→ WHAT YOU HAVE TO DO
Work through the material below line by line and say how many lines include the word "Give". Only the number, please.

→ SOURCE MATERIAL
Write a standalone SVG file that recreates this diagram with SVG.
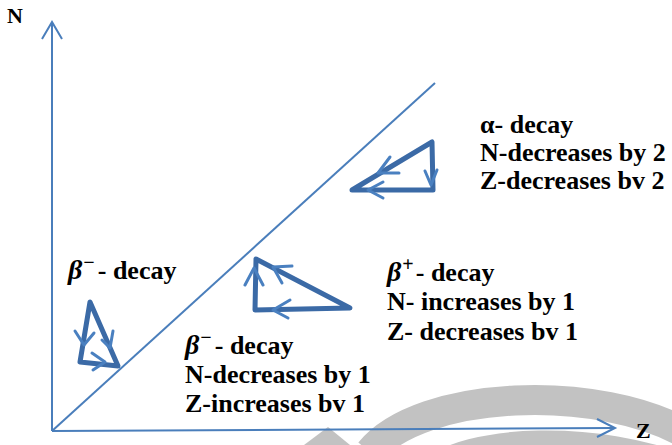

...

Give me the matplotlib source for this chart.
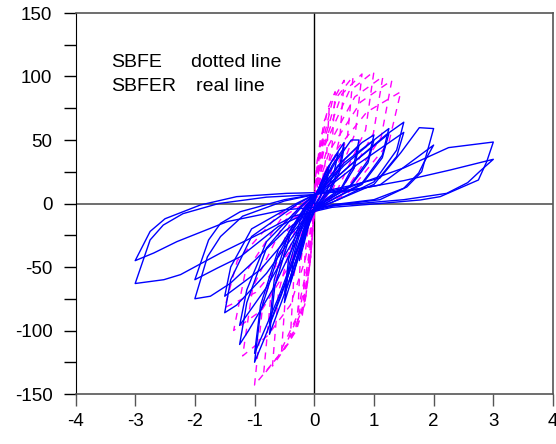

...

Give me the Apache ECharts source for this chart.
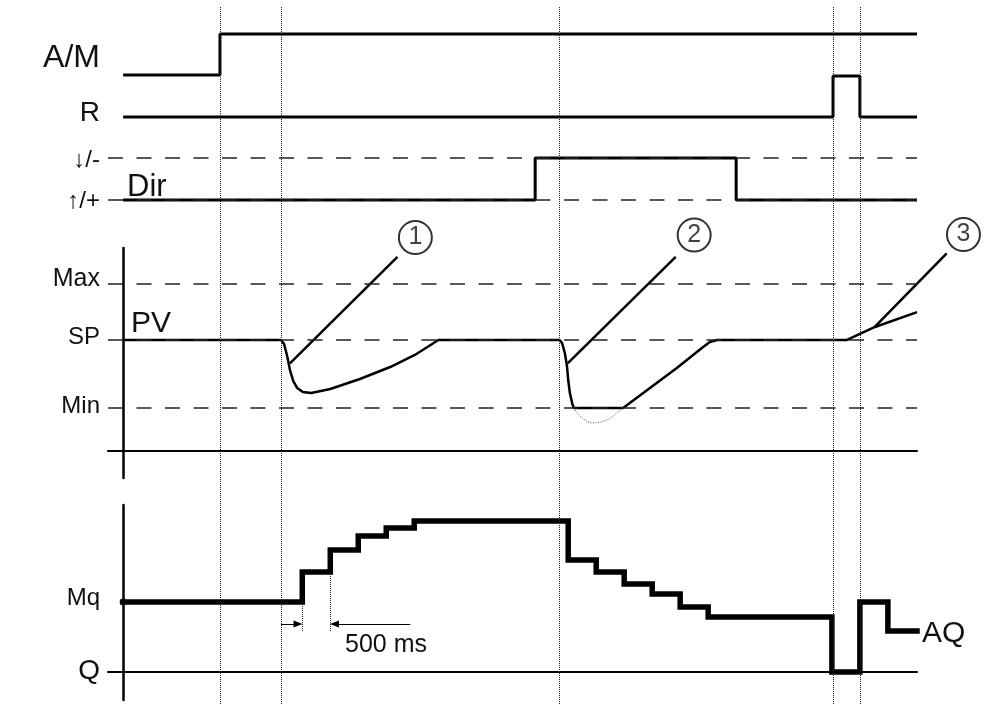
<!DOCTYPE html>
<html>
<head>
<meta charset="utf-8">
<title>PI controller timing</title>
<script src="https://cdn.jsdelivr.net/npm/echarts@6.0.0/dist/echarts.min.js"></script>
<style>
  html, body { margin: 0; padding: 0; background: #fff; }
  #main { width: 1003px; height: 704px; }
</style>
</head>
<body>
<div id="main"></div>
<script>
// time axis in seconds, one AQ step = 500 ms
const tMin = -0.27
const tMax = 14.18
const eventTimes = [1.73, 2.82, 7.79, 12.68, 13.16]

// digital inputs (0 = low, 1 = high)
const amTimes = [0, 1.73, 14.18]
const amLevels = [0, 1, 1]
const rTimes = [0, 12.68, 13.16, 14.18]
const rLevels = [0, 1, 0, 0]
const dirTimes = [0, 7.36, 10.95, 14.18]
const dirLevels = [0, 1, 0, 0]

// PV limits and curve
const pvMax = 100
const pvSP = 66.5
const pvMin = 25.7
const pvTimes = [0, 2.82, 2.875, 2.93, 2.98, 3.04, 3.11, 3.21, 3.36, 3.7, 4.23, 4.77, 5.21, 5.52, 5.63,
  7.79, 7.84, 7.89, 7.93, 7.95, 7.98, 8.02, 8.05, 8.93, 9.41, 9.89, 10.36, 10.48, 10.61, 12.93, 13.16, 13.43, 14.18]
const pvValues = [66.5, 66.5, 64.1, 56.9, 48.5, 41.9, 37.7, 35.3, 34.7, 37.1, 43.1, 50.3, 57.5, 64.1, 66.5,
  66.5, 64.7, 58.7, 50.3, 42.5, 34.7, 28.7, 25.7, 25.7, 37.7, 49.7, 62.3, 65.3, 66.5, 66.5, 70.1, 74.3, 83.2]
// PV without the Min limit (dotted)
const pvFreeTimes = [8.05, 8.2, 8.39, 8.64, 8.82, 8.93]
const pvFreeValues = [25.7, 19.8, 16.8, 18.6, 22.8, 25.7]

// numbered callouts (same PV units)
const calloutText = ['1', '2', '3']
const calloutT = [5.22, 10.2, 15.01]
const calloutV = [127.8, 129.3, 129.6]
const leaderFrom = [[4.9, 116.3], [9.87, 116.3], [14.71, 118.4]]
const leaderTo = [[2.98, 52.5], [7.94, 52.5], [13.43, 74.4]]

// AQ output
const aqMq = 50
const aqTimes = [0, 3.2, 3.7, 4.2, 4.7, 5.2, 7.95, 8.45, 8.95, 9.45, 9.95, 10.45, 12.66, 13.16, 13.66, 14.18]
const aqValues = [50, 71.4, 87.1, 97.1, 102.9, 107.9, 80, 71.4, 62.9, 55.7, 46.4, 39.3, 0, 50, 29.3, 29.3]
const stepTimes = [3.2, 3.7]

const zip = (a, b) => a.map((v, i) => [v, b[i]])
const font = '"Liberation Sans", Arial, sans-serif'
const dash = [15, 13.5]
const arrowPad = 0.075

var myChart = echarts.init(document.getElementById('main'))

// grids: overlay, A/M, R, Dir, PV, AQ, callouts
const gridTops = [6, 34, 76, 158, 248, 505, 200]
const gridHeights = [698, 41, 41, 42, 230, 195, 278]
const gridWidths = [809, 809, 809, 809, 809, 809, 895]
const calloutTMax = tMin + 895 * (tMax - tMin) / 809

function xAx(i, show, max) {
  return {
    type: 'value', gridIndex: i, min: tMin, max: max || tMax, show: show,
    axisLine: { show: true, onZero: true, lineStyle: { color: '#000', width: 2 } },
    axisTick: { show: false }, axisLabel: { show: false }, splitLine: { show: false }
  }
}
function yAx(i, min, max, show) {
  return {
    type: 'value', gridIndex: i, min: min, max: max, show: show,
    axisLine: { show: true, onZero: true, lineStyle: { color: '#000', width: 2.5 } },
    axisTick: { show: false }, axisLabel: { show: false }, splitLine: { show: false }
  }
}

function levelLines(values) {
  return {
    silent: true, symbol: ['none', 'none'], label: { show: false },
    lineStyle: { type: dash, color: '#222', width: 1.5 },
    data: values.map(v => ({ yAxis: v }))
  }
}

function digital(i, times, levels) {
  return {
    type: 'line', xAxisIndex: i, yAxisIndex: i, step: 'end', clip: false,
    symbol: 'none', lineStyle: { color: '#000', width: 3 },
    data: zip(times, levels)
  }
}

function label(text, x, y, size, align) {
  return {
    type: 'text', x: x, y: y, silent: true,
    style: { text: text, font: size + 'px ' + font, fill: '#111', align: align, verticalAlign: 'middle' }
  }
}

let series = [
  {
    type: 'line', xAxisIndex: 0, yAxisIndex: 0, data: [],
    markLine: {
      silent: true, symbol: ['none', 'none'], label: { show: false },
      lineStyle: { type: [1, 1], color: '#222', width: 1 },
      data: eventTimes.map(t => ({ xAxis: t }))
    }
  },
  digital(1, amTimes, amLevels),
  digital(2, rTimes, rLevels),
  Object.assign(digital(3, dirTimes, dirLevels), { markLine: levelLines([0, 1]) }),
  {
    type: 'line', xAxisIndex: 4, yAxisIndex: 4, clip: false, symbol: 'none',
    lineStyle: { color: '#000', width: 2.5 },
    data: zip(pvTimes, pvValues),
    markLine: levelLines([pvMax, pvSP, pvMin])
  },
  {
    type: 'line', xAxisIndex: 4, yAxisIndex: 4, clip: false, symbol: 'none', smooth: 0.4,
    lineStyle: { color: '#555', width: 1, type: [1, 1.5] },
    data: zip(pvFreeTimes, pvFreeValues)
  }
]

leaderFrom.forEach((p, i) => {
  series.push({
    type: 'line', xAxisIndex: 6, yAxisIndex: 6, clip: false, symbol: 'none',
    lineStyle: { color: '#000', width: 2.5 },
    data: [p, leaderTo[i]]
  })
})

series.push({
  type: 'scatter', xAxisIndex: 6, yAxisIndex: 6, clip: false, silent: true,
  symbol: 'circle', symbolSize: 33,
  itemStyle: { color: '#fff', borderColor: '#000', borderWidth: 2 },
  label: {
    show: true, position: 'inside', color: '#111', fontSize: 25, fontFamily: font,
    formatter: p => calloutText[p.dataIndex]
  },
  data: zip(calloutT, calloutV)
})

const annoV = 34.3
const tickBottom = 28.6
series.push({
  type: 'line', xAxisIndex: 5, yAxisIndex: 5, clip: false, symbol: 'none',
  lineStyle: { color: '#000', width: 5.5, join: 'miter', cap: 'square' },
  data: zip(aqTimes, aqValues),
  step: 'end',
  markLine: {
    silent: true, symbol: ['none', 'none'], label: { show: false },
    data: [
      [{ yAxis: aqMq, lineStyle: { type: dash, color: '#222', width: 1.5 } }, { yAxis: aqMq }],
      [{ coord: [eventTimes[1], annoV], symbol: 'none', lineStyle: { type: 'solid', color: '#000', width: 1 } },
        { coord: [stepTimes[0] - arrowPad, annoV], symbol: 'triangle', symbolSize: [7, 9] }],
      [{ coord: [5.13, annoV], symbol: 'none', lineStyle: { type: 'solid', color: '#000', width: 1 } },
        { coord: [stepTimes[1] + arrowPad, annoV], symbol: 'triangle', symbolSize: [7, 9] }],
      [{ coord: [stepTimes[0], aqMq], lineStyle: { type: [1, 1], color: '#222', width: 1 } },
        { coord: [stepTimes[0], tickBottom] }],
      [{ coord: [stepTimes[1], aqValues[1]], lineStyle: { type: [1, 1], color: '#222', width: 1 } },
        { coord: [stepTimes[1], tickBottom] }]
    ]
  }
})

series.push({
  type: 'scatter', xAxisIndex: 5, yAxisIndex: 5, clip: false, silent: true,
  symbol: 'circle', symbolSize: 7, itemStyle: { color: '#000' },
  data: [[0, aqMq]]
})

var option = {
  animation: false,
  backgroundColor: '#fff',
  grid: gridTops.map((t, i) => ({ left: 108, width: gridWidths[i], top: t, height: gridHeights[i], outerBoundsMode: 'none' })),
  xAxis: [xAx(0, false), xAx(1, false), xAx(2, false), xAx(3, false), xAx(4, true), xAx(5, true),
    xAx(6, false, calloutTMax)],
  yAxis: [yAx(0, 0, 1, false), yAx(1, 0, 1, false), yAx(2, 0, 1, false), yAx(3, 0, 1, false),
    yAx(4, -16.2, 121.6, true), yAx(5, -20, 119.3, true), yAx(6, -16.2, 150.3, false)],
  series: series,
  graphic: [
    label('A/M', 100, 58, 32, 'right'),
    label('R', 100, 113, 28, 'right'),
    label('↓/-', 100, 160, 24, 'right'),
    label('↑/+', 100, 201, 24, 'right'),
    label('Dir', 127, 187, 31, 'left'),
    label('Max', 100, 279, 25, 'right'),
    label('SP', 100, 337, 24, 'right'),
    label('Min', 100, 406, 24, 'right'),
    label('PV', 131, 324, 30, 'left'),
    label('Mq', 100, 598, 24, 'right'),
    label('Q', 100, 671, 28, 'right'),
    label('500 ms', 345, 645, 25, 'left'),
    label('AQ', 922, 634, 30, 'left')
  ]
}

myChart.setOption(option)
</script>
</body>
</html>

→ THE SOLUTION
2